Não consigo imaginar que alguém goste de etiquetas! Taí um pedacinho dispensável... e não importa a marca. Não existe uma só que me agrade! Uma dá alergia porque é de tecido acrílico. Outra machuca, porque as letras são bordadas. Outras esquentam ou esfriam porque são de algodão ou de seda: viram? Até as de seda incomodam. Existem também aquelas ridículas, por aparecerem mais do que a própria peça.

E aquelas que vêm nas roupas transparentes? Aproveitando a aparente fragilidade da peça, dá vontade de rasgar etiqueta e roupa de uma vez. Mas, as tais etiquetas são resistentes. Como tudo o que é inútil. Pior mesmo só aquelas que chegam acompanhadas: geralmente em duplicata, uma com a marca, outra com a numeração e as vezes outra, com as recomendações de lavagem. Colocar etiqueta em roupa transparente ou é sinal de burrice, ou de falta de imaginação. Pressupõe-se que a transparência é para mostrar - ou esconder só um pouquinho - você - não a etiqueta.

Quando criança, havia na minha imaginação, um botão que, se apertado, tudo acontecia, sem muito esforço; e também um telefone meio pré-histórico, sem contar o abracadabra, quando todas as portas se abriam! Hoje, mais que botão, há o sistema digital e as portas abrem-se ao mais leve sinal de aproximação. Quando posso, só de sacanagem, digo: - Abracadabra! E o telefone, então? Na maioria das casas, a quantidade de linhas - incluindo celulares - é maior do que o número de pessoas residentes. Fora o speed, que agora isso é facilidade!

Então na Era onde temos até o tecido inteligente moldando-nos o corpo, por que continuar usando essas etiquetas? Sonhar com uma simples etiqueta que não incomode é querer demais? Saudade do tempo do vestido costurado pela mãe; aquele que eu experimentava duas, três vezes até ficar prontinho e onde eu sempre enxergava os pequenos defeitos e avisava logo: tá mais comprido desse lado! Essa manga tá mais fofa! Quero um laço aqui! Devia ter entre oito e nove quando minha mãe decidiu parar com meus vestidos e assim entrei na etiqueta, que paciência de mãe também tem limite!

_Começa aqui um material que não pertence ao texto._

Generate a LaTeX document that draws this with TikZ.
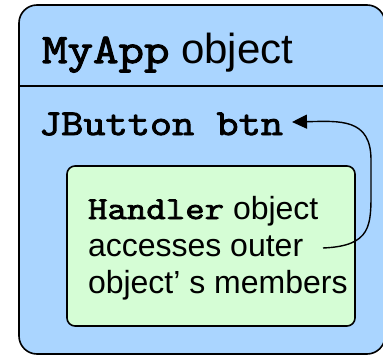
\documentclass[tikz,border=0pt]{standalone}
\usepackage{fontspec}
\setmainfont{Liberation Sans}
\newfontfamily\codefont[FakeBold=2.5, FakeStretch=1.18]{Latin Modern Mono}
\usetikzlibrary{arrows.meta}
\definecolor{outerblue}{RGB}{170,213,255}
\definecolor{innergreen}{RGB}{213,253,213}
\newcommand{\code}[1]{{\codefont #1}}
\tikzset{
  txt/.style={anchor=base west, inner sep=0pt, outer sep=0pt},
  boxline/.style={draw=black, line width=1.6pt},
  link/.style={draw=black, line width=1.4pt, -{Triangle[length=15pt,width=14pt]}}
}
\begin{document}
\begin{tikzpicture}[x=1pt,y=-1pt]
\useasboundingbox (0,0) rectangle (383,356);
% outer object
\path[boxline, fill=outerblue, rounded corners=18pt] (19,5) rectangle (385,354);
\draw[line width=1.4pt] (19,86) -- (385,86);
\node[txt, font=\fontsize{42}{44}\selectfont] (title) at (42,63) {\code{MyApp} object};
\node[txt, font=\fontsize{36.5}{40}\selectfont] (field) at (39,135) {\code{JButton btn}};
% inner object
\path[boxline, fill=innergreen, rounded corners=8pt] (67,166) rectangle (355,326);
\node[txt, font=\fontsize{32}{37}\selectfont] (h1) at (88,219) {\code{Handler} object};
\node[txt, font=\fontsize{32}{37}\selectfont] (h2) at (88,256) {accesses outer};
\node[txt, font=\fontsize{32}{37}\selectfont] (h3) at (88,293) {object’ s members};
\coordinate (astart) at (323,248);
\coordinate (aend) at (292,122);
\draw[link] (astart) .. controls (372,246) and (371,225) .. (371,190)
  -- (371,160) .. controls (371,118) and (340,121) .. (aend);
\end{tikzpicture}
\end{document}
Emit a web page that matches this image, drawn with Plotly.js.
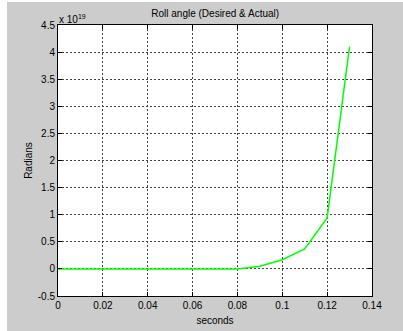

Na verdade, etiqueta não deveria existir. Mas, já que existe, poderia ser um adesivo provisório. Ou algo descartável. Ou em tecido biodegradável, autodestrutível. Ou comestível. Sei lá! Por que não? Qualquer coisa que nos poupasse! Isso evitaria um trabalho e tanto pra minha tesourinha e para a paciência de muita gente.

Imagino as propagandas:

Para as autodestrutíveis: leia atentamente as instruções pois após 3 segundos de contato com sua pele ela se auto destruirá!

Para as biodegradáveis: preservar-se é o primeiro passo para respeitar o meio ambiente... use roupas com as etiquetas "X" e preserve sua pele!

Para as comestíveis: três lambidinhas e esqueça este pequeno probleminha... vários sabores!

Nessa semana, andei perguntando: - O que você acha das etiquetas? As respostas não foram diferentes das que eu daria. Minha filha - sabe como é filho de peixe - foi logo dizendo: - Eu detesto etiqueta! Detesto! Corto todas! Por um momento pensei tê-la ofendido com a pergunta, tal foi a veemência na resposta. Fiquei esperando o final do discurso mas ela já tinha virado as costas. Ainda bem que nunca costurei pra essa menina! Uma amiga minha disse: - Acho-as grandes! Quando em roupa justa, ficam aparecendo. Outra, saiu-se com uma que nunca notei, pois minha tesourinha continua sendo usada: - Etiquetas de calça comprida, com o atrito sobre a calcinha fazem com que esta comece a desfiar.

Ora! O que desfia um tecido inorgânico pode também desfiar um tecido orgânico: sua pele!

Então, já que não dá pra sair "à la sereia" ou abaixar as calças quando lhe dá na telha, abaixo as etiquetas!!!